Dataset items:
- - - - -

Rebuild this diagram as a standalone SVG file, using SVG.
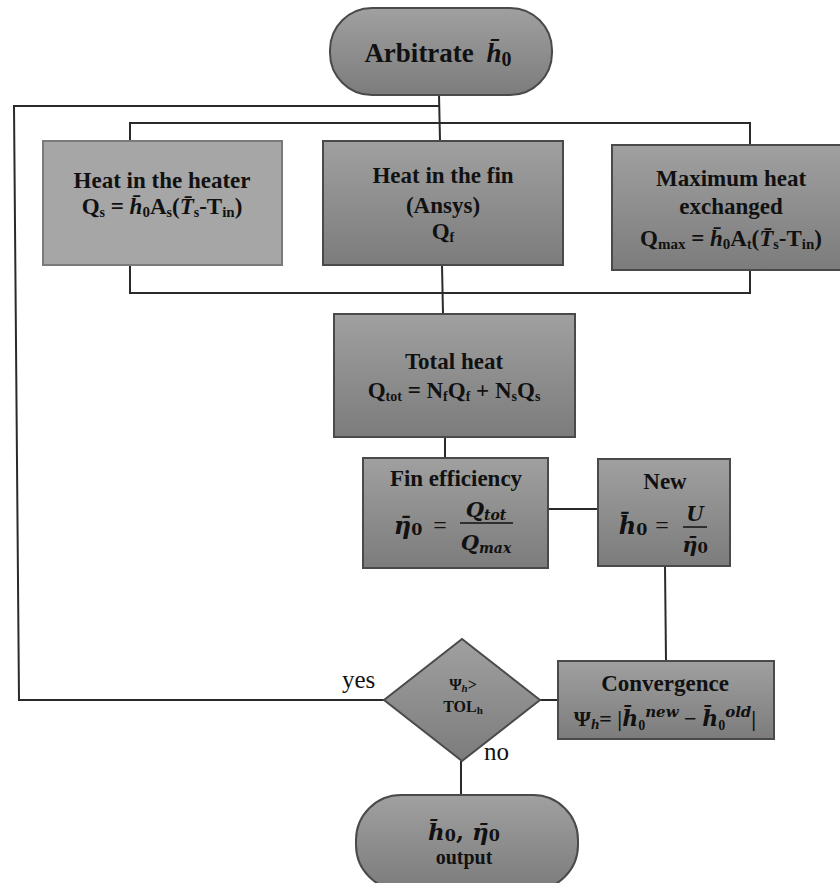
<svg xmlns="http://www.w3.org/2000/svg" width="840" height="883" viewBox="0 0 840 883">
<defs>
<linearGradient id="g" x1="0" y1="0" x2="0" y2="1">
<stop offset="0" stop-color="#a0a0a0"/>
<stop offset="1" stop-color="#7c7c7c"/>
</linearGradient>
<style>
.box{fill:url(#g);stroke:#4a4a4a;stroke-width:2}
.light{fill:#a6a6a6;stroke:#7a7a7a;stroke-width:2}
.ln{fill:none;stroke:#2a2a2a;stroke-width:2}
text{font-family:"Liberation Serif","Times New Roman",serif;font-weight:bold;fill:#111;text-anchor:middle}
.t{font-size:23px}
.m{font-family:"DejaVu Serif","Liberation Serif",serif;font-style:italic;font-weight:bold}
.i{font-style:italic}
.lab{font-weight:normal;font-size:25px;text-anchor:start}
</style>
</defs>
<rect width="840" height="883" fill="#ffffff"/>
<g id="connectors">
<line class="ln" x1="439" y1="94" x2="440" y2="141"/>
<polyline class="ln" points="439,106 14,106 19,700 384,700"/>
<polyline class="ln" points="130,141 130,123 750,123 750,145"/>
<polyline class="ln" points="130,265 130,293 750,293 750,270"/>
<line class="ln" x1="442" y1="265" x2="443" y2="314"/>
<line class="ln" x1="445" y1="437" x2="445" y2="458"/>
<line class="ln" x1="548" y1="509" x2="598" y2="509"/>
<line class="ln" x1="665" y1="566" x2="666" y2="661"/>
<line class="ln" x1="540" y1="700" x2="558" y2="700"/>
<line class="ln" x1="461" y1="761" x2="461" y2="795"/>
<text class="lab" x="342" y="688">yes</text>
<text class="lab" x="484" y="760">no</text>
</g>
<g id="start">
<rect class="box" x="330" y="8" width="222" height="87" rx="42"/>
<text x="438" y="62" style="font-size:27px">Arbitrate <tspan class="i" dx="6">h̄</tspan><tspan font-size="20" dy="4">0</tspan></text>
</g>
<g id="heater">
<rect class="light" x="43" y="141" width="239" height="124"/>
<text class="t" x="162" y="188">Heat in the heater</text>
<text class="t" x="162" y="214">Q<tspan font-size="14" dy="3">s</tspan><tspan dy="-3"> = </tspan><tspan class="i">h̄</tspan><tspan font-size="15" dy="3">0</tspan><tspan dy="-3">A</tspan><tspan font-size="14" dy="3">s</tspan><tspan dy="-3">(</tspan><tspan class="i">T̄</tspan><tspan font-size="14" dy="3">s</tspan><tspan dy="-3">-T</tspan><tspan font-size="15" dy="3">in</tspan><tspan dy="-3">)</tspan></text>
</g>
<g id="fin">
<rect class="box" x="323" y="141" width="240" height="124"/>
<text class="t" x="443" y="183">Heat in the fin</text>
<text class="t" x="443" y="213">(Ansys)</text>
<text class="t" x="443" y="239">Q<tspan font-size="14" dy="3">f</tspan></text>
</g>
<g id="maxheat">
<rect class="box" x="612" y="145" width="232" height="125"/>
<text class="t" x="731" y="186">Maximum heat</text>
<text class="t" x="731" y="214">exchanged</text>
<text class="t" x="731" y="246">Q<tspan font-size="15" dy="3">max</tspan><tspan dy="-3"> = </tspan><tspan class="i">h̄</tspan><tspan font-size="15" dy="3">0</tspan><tspan dy="-3">A</tspan><tspan font-size="14" dy="3">t</tspan><tspan dy="-3">(</tspan><tspan class="i">T̄</tspan><tspan font-size="14" dy="3">s</tspan><tspan dy="-3">-T</tspan><tspan font-size="15" dy="3">in</tspan><tspan dy="-3">)</tspan></text>
</g>
<g id="total">
<rect class="box" x="334" y="314" width="241" height="123"/>
<text class="t" x="454" y="369">Total heat</text>
<text class="t" x="454" y="398">Q<tspan font-size="14" dy="3">tot</tspan><tspan dy="-3"> = N</tspan><tspan font-size="14" dy="3">f</tspan><tspan dy="-3">Q</tspan><tspan font-size="14" dy="3">f</tspan><tspan dy="-3"> + N</tspan><tspan font-size="14" dy="3">s</tspan><tspan dy="-3">Q</tspan><tspan font-size="14" dy="3">s</tspan></text>
</g>
<g id="efficiency">
<rect class="box" x="363" y="458" width="185" height="110"/>
<text class="t" x="456" y="486">Fin efficiency</text>
<text class="m" x="408" y="534" style="font-size:24px">η̄<tspan font-size="16" font-style="normal" dy="1">0</tspan></text>
<text x="440" y="533" style="font-size:24px;font-weight:normal">=</text>
<text class="m" x="486" y="517" style="font-size:21px">Q<tspan font-size="14" dy="3">tot</tspan></text>
<line x1="460" y1="523" x2="513" y2="523" stroke="#111" stroke-width="1.5"/>
<text class="m" x="486" y="550" style="font-size:21px">Q<tspan font-size="14" dy="3">max</tspan></text>
</g>
<g id="newh">
<rect class="box" x="598" y="459" width="132" height="107"/>
<text class="t" x="665" y="489">New</text>
<text class="m" x="633" y="534" style="font-size:24px">h̄<tspan font-size="16" font-style="normal" dy="1">0</tspan></text>
<text x="662" y="533" style="font-size:24px;font-weight:normal">=</text>
<text class="m" x="695" y="521" style="font-size:20px">U</text>
<line x1="683" y1="527" x2="707" y2="527" stroke="#111" stroke-width="1.5"/>
<text class="m" x="695" y="552" style="font-size:21px">η̄<tspan font-size="15" font-style="normal" dy="1">0</tspan></text>
</g>
<g id="convergence">
<rect class="box" x="558" y="661" width="216" height="78"/>
<text class="t" x="665" y="691">Convergence</text>
<text x="665" y="726" style="font-size:22px">Ψ<tspan class="i" font-size="15" dy="3">h</tspan><tspan dy="-3">= |</tspan><tspan class="m">h̄</tspan><tspan font-size="14" dy="4">0</tspan><tspan class="m" font-size="15" dy="-13">new</tspan><tspan dy="9"> − </tspan><tspan class="m">h̄</tspan><tspan font-size="14" dy="4">0</tspan><tspan class="m" font-size="15" dy="-13">old</tspan><tspan dy="9">|</tspan></text>
</g>
<g id="decision">
<polygon class="box" points="384,700 462,639 540,700 462,761"/>
<text x="463" y="690" style="font-size:16px">Ψ<tspan class="i" font-size="11" dy="2">h</tspan><tspan dy="-2">&gt;</tspan></text>
<text x="463" y="712" style="font-size:16px">TOL<tspan font-size="11" dy="2">h</tspan></text>
</g>
<g id="output">
<rect class="box" x="356" y="795" width="222" height="95" rx="45"/>
<text class="m" x="464" y="840" style="font-size:23px">h̄<tspan font-size="16" font-style="normal" dy="1">0</tspan><tspan font-style="normal" dy="-1">, </tspan>η̄<tspan font-size="16" font-style="normal" dy="1">0</tspan></text>
<text x="464" y="864" style="font-size:20px">output</text>
</g>
</svg>
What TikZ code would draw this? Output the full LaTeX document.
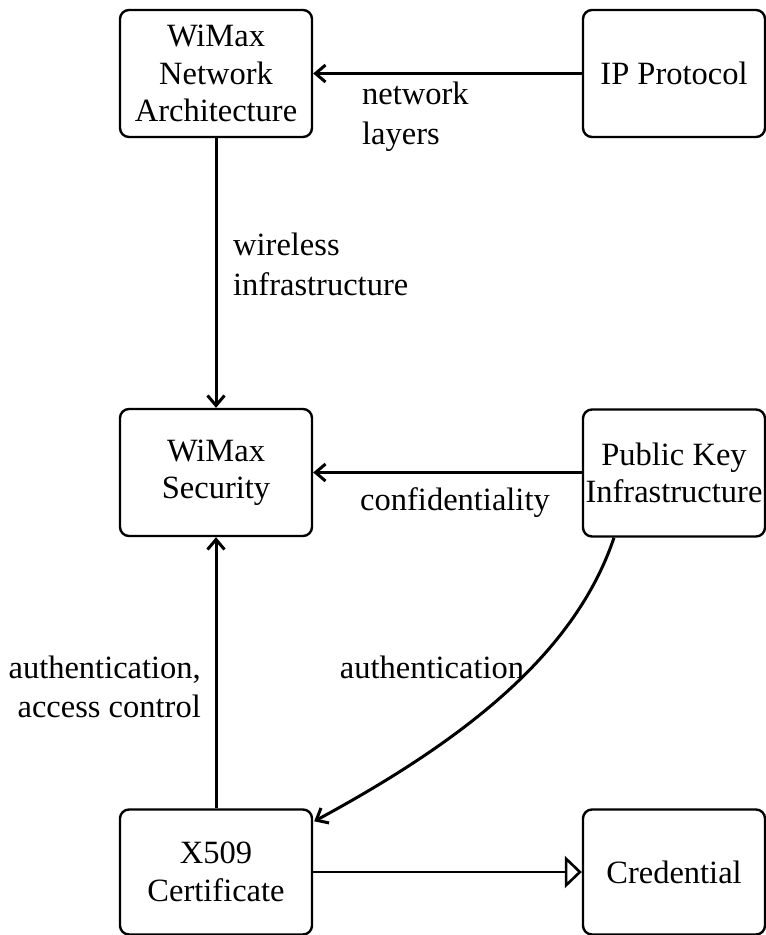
\documentclass[tikz,border=0pt]{standalone}
\usepackage{fontspec}
\setmainfont{Liberation Serif}
\usetikzlibrary{arrows.meta,calc}

\tikzset{
  concept/.style={draw=black, line width=2.4pt, rounded corners=9pt,
    minimum width=192pt, minimum height=127pt, inner sep=0pt,
    align=center, font=\fontsize{32.5}{37.5}\selectfont},
  rel/.style={draw=black, line width=3pt, -{Straight Barb[length=10pt,width=17pt,line width=3pt]}},
  isa/.style={draw=black, line width=2.6pt, -{Triangle[open,length=17pt,width=32pt,line width=2.6pt]}},
  lbl/.style={font=\fontsize{32.5}{39.5}\selectfont, inner sep=0pt}
}

\begin{document}
\begin{tikzpicture}[x=1pt, y=-1pt]
  \useasboundingbox (0,0) rectangle (766,935);

  % concepts
  \node[concept] (arch) at (216,73.5) {WiMax\\Network\\Architecture};
  \node[concept, minimum width=182pt] (ip) at (674,73.5) {IP Protocol};
  \node[concept] (sec) at (216,472.5) {WiMax\\Security};
  \node[concept, minimum width=182pt] (pki) at (674,473) {Public Key\\Infrastructure};
  \node[concept, minimum height=125pt] (cert) at (216,872) {X509\\Certificate};
  \node[concept, minimum width=182pt, minimum height=125pt] (cred) at (674,872) {Credential};

  % relations
  \draw[rel] (ip) -- (arch);
  \node[lbl, anchor=north west, align=left] (l1) at (362,82) {network\\layers};

  \draw[rel] (arch) -- (sec);
  \node[lbl, anchor=north west, align=left] (l2) at (233,233) {wireless\\infrastructure};

  \draw[rel] (pki.west |- sec) -- (sec);
  \node[lbl] (l3) at (455,503) {confidentiality};

  \coordinate (pkiout) at ($(pki.south)+(-60,0)$);
  \coordinate (certin) at ($(cert.north east)+(1,13)$);
  \draw[rel] (pkiout) .. controls (576,650) and (472,736) .. (certin);
  \node[lbl] (l4) at (432,667) {authentication};

  \draw[rel] (cert) -- (sec);
  \node[lbl, anchor=east, align=right] (l5) at (201,687) {authentication,\\access control};

  \draw[isa] (cert.east |- 0,872) -- (cred.west |- 0,872);
\end{tikzpicture}
\end{document}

- - - - -

**Work to be completed:**
Write out word for word the lines above that run from the one with "What TikZ code" to the one with "(0,0) rectangle (766,935);". Include both end lines; exclude the images.

**In response:**
What TikZ code would draw this? Output the full LaTeX document.
\documentclass[tikz,border=0pt]{standalone}
\usepackage{fontspec}
\setmainfont{Liberation Serif}
\usetikzlibrary{arrows.meta,calc}

\tikzset{
  concept/.style={draw=black, line width=2.4pt, rounded corners=9pt,
    minimum width=192pt, minimum height=127pt, inner sep=0pt,
    align=center, font=\fontsize{32.5}{37.5}\selectfont},
  rel/.style={draw=black, line width=3pt, -{Straight Barb[length=10pt,width=17pt,line width=3pt]}},
  isa/.style={draw=black, line width=2.6pt, -{Triangle[open,length=17pt,width=32pt,line width=2.6pt]}},
  lbl/.style={font=\fontsize{32.5}{39.5}\selectfont, inner sep=0pt}
}

\begin{document}
\begin{tikzpicture}[x=1pt, y=-1pt]
  \useasboundingbox (0,0) rectangle (766,935);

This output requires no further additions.